▶ _EXERCISE MATERIAL_
________________

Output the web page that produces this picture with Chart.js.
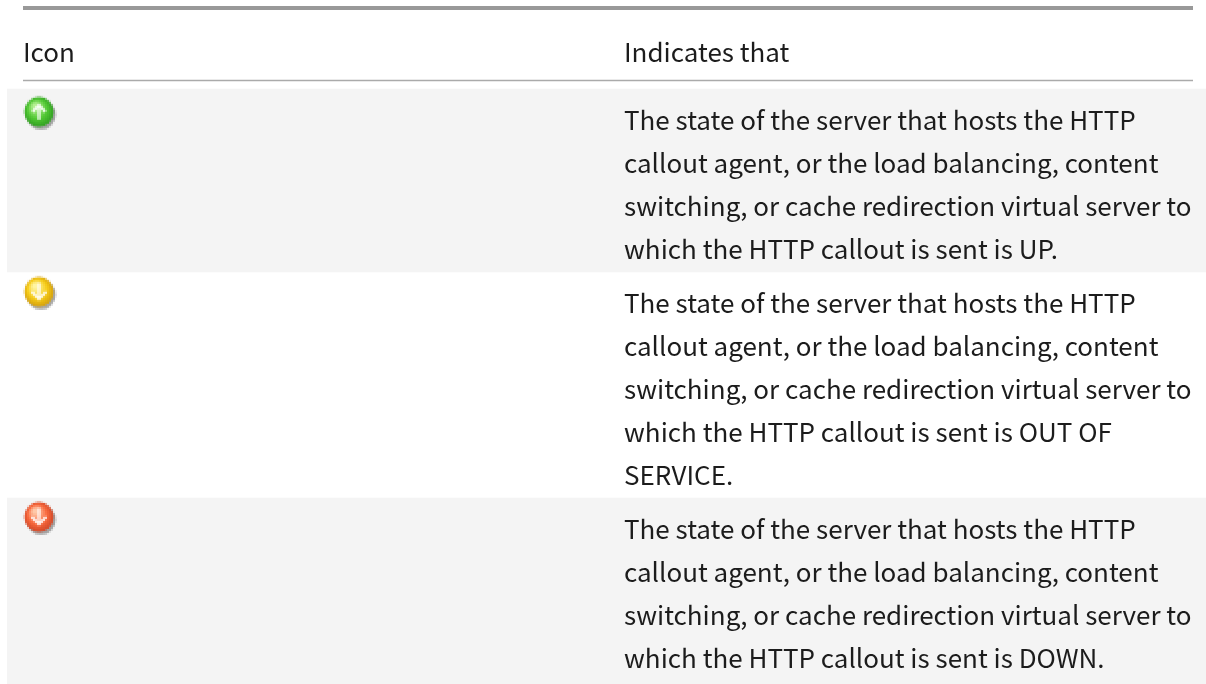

________________

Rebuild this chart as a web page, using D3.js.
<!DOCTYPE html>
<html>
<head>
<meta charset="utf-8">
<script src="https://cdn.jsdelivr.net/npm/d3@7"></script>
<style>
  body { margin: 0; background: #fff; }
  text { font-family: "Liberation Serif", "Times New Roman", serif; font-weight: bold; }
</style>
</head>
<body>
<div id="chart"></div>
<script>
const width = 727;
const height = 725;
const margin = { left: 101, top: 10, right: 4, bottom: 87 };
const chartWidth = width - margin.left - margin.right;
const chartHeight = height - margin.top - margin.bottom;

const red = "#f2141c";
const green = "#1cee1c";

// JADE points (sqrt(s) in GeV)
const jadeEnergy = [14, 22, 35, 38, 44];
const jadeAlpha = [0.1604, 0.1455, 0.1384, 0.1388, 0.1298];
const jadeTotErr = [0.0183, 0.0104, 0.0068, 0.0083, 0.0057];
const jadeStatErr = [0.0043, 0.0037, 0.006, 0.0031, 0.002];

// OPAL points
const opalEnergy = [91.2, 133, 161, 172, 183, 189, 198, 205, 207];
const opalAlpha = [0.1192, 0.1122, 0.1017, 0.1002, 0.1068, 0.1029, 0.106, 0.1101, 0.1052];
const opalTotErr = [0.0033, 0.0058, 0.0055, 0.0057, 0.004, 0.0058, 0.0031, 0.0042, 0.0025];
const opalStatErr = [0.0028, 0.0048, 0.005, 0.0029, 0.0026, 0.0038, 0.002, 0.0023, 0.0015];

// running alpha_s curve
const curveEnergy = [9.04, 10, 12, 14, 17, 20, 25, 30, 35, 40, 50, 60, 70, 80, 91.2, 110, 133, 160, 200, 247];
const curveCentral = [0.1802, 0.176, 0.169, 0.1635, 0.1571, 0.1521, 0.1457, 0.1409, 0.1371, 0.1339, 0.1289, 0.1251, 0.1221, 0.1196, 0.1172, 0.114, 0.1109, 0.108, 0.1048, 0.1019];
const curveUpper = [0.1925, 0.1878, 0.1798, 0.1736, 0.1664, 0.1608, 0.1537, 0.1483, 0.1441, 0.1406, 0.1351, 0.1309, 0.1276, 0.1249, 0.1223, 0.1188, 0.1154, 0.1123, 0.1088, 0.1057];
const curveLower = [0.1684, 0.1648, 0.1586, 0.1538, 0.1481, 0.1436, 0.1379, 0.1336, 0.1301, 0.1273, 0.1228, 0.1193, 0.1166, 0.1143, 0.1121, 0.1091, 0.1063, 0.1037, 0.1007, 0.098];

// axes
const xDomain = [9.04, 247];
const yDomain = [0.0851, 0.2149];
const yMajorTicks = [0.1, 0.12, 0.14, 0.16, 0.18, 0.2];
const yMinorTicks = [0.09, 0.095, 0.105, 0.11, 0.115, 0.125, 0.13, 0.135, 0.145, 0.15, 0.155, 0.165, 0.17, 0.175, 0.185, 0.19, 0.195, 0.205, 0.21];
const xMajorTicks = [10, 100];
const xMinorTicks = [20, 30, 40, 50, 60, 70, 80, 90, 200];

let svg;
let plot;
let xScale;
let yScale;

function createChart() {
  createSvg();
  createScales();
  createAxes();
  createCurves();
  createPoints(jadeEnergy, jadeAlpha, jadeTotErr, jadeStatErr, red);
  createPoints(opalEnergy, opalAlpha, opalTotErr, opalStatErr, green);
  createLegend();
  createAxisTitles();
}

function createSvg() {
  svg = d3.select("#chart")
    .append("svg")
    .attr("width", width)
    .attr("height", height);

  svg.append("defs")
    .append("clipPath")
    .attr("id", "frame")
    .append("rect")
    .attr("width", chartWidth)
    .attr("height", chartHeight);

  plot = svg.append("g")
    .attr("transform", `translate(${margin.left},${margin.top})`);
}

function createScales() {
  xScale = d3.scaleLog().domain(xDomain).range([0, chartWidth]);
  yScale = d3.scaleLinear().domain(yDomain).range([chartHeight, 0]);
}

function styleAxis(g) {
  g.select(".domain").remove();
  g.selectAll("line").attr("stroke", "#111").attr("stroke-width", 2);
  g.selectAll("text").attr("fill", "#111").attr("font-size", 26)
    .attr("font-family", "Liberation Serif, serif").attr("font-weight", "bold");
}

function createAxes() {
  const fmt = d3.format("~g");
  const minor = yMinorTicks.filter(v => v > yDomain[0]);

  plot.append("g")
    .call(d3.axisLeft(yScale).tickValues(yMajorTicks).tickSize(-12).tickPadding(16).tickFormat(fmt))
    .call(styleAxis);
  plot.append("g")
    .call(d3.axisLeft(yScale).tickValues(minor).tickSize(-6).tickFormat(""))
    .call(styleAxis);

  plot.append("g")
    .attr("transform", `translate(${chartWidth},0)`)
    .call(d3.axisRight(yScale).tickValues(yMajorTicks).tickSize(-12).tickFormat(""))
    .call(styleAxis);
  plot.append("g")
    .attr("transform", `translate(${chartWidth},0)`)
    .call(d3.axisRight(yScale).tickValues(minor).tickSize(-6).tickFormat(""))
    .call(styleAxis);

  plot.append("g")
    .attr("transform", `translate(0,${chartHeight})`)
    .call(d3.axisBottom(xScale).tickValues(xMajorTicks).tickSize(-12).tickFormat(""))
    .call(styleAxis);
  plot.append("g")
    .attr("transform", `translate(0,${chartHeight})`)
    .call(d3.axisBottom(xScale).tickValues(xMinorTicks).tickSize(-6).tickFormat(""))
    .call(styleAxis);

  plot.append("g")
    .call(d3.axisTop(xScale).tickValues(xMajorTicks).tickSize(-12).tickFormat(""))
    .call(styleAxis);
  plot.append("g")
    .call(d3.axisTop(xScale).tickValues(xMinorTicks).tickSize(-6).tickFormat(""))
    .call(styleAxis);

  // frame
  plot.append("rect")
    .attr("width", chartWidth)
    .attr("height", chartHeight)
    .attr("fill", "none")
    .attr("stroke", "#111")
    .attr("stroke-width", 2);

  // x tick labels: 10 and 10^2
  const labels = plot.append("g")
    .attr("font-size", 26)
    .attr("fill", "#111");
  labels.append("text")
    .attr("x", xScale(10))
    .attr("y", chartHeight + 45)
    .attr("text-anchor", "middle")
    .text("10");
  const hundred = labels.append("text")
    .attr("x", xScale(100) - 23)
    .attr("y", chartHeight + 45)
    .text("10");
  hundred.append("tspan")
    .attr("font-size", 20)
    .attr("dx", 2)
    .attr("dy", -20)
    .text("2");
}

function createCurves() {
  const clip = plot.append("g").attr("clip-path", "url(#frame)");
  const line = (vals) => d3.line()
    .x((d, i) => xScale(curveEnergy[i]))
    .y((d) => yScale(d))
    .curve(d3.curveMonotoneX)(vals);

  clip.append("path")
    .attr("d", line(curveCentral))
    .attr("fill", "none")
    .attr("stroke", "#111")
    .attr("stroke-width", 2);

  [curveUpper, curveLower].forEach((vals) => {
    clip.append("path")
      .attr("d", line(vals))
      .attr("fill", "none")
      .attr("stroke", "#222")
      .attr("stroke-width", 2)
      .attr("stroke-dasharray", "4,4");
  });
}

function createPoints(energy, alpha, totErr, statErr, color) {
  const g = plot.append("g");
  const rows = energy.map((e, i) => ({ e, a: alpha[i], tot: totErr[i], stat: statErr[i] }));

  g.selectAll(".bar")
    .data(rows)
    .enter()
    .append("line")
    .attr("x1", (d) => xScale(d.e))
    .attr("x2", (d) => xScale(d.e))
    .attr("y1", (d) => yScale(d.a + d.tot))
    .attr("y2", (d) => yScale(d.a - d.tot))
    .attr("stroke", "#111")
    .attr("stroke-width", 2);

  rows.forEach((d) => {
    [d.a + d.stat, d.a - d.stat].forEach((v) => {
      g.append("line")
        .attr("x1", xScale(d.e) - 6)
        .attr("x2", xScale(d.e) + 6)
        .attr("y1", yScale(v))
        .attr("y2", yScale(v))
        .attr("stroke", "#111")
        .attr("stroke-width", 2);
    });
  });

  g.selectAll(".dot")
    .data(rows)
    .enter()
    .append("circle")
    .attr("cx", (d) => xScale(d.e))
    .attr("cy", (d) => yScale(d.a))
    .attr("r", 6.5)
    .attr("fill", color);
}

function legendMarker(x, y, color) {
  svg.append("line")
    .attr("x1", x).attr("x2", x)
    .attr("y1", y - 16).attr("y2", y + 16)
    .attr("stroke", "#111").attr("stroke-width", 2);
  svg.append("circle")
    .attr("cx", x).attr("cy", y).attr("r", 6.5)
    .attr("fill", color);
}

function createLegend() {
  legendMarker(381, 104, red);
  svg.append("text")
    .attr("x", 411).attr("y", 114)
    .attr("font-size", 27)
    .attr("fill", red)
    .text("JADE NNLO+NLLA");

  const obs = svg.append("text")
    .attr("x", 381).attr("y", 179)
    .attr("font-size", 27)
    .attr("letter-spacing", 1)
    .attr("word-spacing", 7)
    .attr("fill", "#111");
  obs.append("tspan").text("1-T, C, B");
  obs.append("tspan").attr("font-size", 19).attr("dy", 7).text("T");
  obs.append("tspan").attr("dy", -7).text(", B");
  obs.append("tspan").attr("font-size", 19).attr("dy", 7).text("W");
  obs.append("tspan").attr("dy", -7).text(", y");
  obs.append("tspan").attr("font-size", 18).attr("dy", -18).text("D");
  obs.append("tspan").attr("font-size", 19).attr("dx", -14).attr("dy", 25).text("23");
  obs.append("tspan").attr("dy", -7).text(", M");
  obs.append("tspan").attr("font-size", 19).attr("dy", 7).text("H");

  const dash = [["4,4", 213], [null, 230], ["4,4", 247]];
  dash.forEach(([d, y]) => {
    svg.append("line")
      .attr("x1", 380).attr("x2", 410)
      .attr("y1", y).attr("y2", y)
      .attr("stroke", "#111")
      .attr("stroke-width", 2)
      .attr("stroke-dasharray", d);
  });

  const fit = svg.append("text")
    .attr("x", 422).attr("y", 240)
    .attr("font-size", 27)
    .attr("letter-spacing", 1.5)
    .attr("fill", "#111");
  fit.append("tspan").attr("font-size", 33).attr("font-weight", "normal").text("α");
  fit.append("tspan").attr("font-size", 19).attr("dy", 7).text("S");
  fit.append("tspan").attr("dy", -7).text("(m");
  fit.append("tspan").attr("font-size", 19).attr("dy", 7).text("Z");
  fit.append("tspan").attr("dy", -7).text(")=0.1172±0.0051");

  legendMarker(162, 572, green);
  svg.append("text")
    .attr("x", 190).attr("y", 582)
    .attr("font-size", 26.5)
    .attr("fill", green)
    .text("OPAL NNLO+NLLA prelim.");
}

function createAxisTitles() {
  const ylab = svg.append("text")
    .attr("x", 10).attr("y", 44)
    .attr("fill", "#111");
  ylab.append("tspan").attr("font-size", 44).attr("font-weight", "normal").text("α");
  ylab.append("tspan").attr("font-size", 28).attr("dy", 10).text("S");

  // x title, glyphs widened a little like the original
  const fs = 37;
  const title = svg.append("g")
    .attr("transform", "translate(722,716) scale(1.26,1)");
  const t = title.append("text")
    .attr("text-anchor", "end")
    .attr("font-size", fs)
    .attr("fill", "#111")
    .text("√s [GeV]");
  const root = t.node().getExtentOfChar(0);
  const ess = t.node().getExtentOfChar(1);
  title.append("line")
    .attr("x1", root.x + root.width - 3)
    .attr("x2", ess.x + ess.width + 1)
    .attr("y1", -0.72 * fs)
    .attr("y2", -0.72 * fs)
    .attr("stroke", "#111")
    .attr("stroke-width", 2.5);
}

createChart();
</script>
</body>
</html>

________________

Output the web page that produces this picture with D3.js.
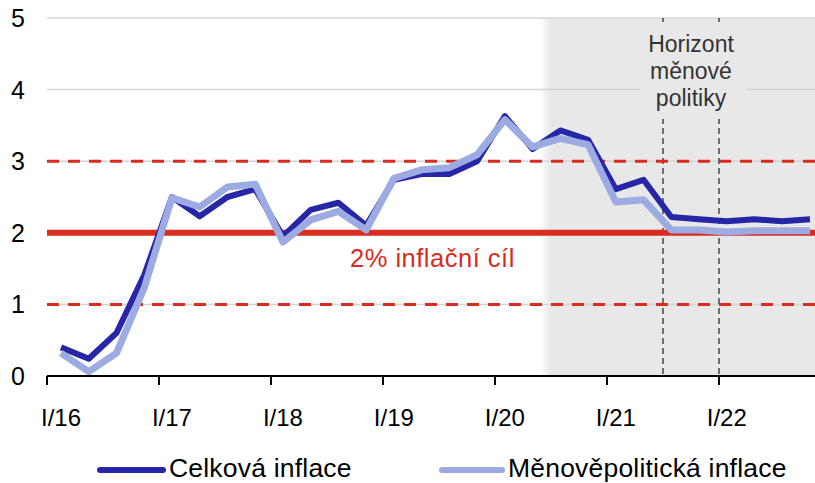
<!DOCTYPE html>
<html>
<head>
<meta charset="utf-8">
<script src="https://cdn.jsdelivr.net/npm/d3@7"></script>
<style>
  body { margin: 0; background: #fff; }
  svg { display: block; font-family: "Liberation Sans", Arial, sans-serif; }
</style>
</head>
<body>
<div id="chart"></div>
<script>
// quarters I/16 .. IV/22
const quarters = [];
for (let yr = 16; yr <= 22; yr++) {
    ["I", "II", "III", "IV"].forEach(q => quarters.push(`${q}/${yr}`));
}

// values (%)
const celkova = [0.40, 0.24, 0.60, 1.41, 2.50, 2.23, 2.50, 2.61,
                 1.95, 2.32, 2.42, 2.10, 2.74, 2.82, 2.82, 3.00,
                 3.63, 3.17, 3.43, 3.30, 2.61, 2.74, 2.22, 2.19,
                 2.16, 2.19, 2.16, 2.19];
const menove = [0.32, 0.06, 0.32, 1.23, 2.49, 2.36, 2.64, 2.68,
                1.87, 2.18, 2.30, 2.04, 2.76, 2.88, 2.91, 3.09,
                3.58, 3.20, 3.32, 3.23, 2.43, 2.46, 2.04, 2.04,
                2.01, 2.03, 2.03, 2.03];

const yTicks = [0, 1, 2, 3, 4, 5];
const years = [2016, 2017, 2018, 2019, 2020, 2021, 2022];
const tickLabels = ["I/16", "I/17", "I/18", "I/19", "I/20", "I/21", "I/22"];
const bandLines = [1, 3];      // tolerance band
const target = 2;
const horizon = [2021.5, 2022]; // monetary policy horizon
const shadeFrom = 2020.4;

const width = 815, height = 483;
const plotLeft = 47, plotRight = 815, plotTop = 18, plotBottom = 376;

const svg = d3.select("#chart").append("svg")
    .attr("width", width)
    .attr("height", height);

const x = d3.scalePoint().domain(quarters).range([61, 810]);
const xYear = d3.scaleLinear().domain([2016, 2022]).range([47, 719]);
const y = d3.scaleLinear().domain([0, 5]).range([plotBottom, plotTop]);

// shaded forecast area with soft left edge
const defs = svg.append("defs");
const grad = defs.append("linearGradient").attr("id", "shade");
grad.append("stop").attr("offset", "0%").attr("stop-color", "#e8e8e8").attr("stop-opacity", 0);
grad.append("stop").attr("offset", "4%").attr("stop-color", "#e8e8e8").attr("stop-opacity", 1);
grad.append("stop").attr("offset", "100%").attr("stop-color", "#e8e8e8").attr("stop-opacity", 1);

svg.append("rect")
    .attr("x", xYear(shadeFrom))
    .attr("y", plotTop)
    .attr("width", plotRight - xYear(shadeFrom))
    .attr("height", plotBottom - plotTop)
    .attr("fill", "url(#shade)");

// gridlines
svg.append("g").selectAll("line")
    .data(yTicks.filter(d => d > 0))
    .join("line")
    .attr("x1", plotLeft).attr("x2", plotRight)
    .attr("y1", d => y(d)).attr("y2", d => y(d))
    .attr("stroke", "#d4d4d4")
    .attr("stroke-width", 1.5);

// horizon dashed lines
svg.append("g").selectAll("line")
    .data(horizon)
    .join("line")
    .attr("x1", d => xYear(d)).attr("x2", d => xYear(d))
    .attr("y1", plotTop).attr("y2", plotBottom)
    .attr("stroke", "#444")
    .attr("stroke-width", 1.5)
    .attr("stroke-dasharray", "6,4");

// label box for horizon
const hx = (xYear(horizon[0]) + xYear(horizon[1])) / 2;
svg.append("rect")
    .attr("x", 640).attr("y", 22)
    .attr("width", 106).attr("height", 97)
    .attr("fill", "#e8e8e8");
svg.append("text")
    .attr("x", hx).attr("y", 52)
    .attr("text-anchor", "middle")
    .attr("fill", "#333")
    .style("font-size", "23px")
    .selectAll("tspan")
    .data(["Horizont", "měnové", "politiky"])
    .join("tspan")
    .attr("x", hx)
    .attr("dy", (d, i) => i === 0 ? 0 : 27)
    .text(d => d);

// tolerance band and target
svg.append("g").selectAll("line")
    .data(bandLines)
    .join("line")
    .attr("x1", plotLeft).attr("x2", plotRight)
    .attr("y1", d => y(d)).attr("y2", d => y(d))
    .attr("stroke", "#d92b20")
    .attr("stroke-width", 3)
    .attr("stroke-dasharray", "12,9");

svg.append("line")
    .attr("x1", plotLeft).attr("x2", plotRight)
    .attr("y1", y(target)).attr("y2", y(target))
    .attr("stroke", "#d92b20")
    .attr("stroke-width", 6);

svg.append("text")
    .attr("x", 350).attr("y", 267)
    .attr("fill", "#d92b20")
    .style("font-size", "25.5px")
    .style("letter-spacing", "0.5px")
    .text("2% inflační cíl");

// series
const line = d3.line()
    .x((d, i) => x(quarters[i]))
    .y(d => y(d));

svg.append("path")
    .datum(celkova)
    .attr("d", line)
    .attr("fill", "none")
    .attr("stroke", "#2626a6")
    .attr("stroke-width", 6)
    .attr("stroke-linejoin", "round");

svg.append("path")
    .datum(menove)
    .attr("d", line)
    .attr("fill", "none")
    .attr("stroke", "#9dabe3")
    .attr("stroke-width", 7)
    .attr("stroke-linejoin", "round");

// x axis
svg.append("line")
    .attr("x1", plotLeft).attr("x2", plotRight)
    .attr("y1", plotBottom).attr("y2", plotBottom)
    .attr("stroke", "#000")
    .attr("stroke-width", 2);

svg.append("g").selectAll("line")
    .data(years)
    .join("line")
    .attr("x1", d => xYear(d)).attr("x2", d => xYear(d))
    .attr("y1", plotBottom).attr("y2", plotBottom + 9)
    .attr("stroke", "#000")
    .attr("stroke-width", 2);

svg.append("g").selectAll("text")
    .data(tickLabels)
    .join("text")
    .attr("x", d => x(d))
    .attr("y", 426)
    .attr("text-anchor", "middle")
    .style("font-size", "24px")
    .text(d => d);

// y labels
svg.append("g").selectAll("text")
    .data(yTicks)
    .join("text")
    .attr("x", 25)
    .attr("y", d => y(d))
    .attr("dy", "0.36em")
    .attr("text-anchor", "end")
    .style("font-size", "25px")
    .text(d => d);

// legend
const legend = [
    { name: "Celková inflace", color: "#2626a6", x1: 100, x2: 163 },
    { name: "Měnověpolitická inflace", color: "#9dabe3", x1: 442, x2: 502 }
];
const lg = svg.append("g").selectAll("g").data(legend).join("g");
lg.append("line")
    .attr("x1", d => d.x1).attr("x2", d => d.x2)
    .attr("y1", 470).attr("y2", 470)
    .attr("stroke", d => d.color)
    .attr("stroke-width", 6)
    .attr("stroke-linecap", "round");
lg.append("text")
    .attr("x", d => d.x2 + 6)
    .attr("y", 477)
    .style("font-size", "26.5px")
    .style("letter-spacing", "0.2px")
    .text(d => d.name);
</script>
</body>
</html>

________________

▶ _TO DO_
Only the lines from the one with "Output the web page that produces this picture with D3.js." through the one with "2.01, 2.03, 2.03, 2.03];" belong in your copy; retype them exactly and drop any pictures.

▶ _TASK RESULT_
Output the web page that produces this picture with D3.js.
<!DOCTYPE html>
<html>
<head>
<meta charset="utf-8">
<script src="https://cdn.jsdelivr.net/npm/d3@7"></script>
<style>
  body { margin: 0; background: #fff; }
  svg { display: block; font-family: "Liberation Sans", Arial, sans-serif; }
</style>
</head>
<body>
<div id="chart"></div>
<script>
// quarters I/16 .. IV/22
const quarters = [];
for (let yr = 16; yr <= 22; yr++) {
    ["I", "II", "III", "IV"].forEach(q => quarters.push(`${q}/${yr}`));
}

// values (%)
const celkova = [0.40, 0.24, 0.60, 1.41, 2.50, 2.23, 2.50, 2.61,
                 1.95, 2.32, 2.42, 2.10, 2.74, 2.82, 2.82, 3.00,
                 3.63, 3.17, 3.43, 3.30, 2.61, 2.74, 2.22, 2.19,
                 2.16, 2.19, 2.16, 2.19];
const menove = [0.32, 0.06, 0.32, 1.23, 2.49, 2.36, 2.64, 2.68,
                1.87, 2.18, 2.30, 2.04, 2.76, 2.88, 2.91, 3.09,
                3.58, 3.20, 3.32, 3.23, 2.43, 2.46, 2.04, 2.04,
                2.01, 2.03, 2.03, 2.03];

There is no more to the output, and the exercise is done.